How to Discuss Your Pre-Plan Funeral Arrangements with Family
You’re a planner. You’ve made all the arrangements for your funeral long before it’s necessary, selecting the right package and payment plan and getting your affairs in order with plenty of time to spare. According to all the rulebooks, you’ve done things right and can rest comfortably knowing that your family won’t have to deal with the financial and emotional stresses of planning a funeral.
While you’re part of a growing group of individuals taking advantage of advance planning options, there is still a fairly large hurdle to tackle: telling the important people in your life about the arrangements you’ve made. Death and funerals continue to be a taboo subject in most families, and introducing your recent cemetery plot purchase over Thanksgiving dinner might not feel right.

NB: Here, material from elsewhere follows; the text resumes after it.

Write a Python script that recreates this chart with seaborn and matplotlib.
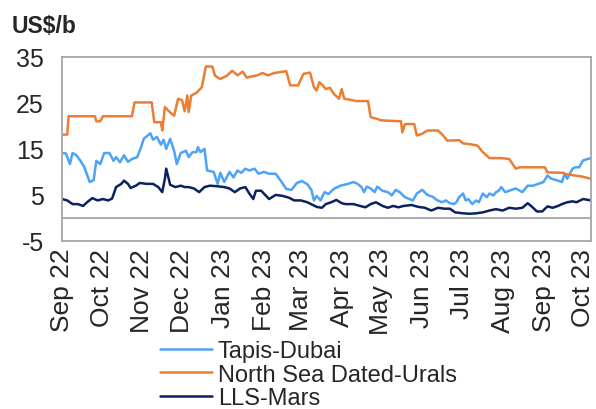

This is a conversation worth having (though you may want to wait for a more appropriate time), and it’s important that you make your wishes and decisions clear while you are able. Even if you haven’t yet finalized your plans, and you’re simply gathering information to make an informed decision, it’s a good idea to include key loved ones in the process.
Look at Your Overall Finances
Pre-planning a funeral is as much a financial decision as an emotional one, and it’s recommended that you handle this kind of issue while drafting your will, updating a life insurance policy, or making other estate planning decisions. Sit down with a financial advisor or estate planning attorney, if necessary, and include funeral insurance or a pre-plan package in your long-term plans.
By having all these details worked out in advance, it will be easier to talk to adult children and others who might be directly responsible for funeral planning after your passing. You can address the issue of finances, inheritances, and beneficiaries all at once, and provide a list of the locations of important documents for safekeeping.
Talk about Personal Preferences
While the financial conversation is important, you should also address the emotional side of planning a funeral. It’s impossible to pretend that funeral planning isn’t a deeply personal process and that it affects everyone differently. If possible, have this conversation somewhere casual and comfortable (preferably not at anyone’s home).
Focus on the positives as well as the negatives. In addition to sharing your preferences for cremation over burial (or vice versa), talk about the ways in which you want your life to be celebrated. Share some favorite stories about your own experiences attending funerals and try to keep things lighthearted. It might be hard to avoid some emotions, but the more positive the spin, the better.
Ask for Insight
Your funeral is yours alone, but you aren’t going to be around to see it. Be sure and incorporate your family’s wishes and beliefs. If they need a more traditional burial in order to mourn, consider giving them just that. Let them help make some of the decisions, and they might feel more accepting of your eventual death. Plus, having your stamp of approval on what they plan to do can mean a lot when they’re going through the emotional turmoil of losing someone they love.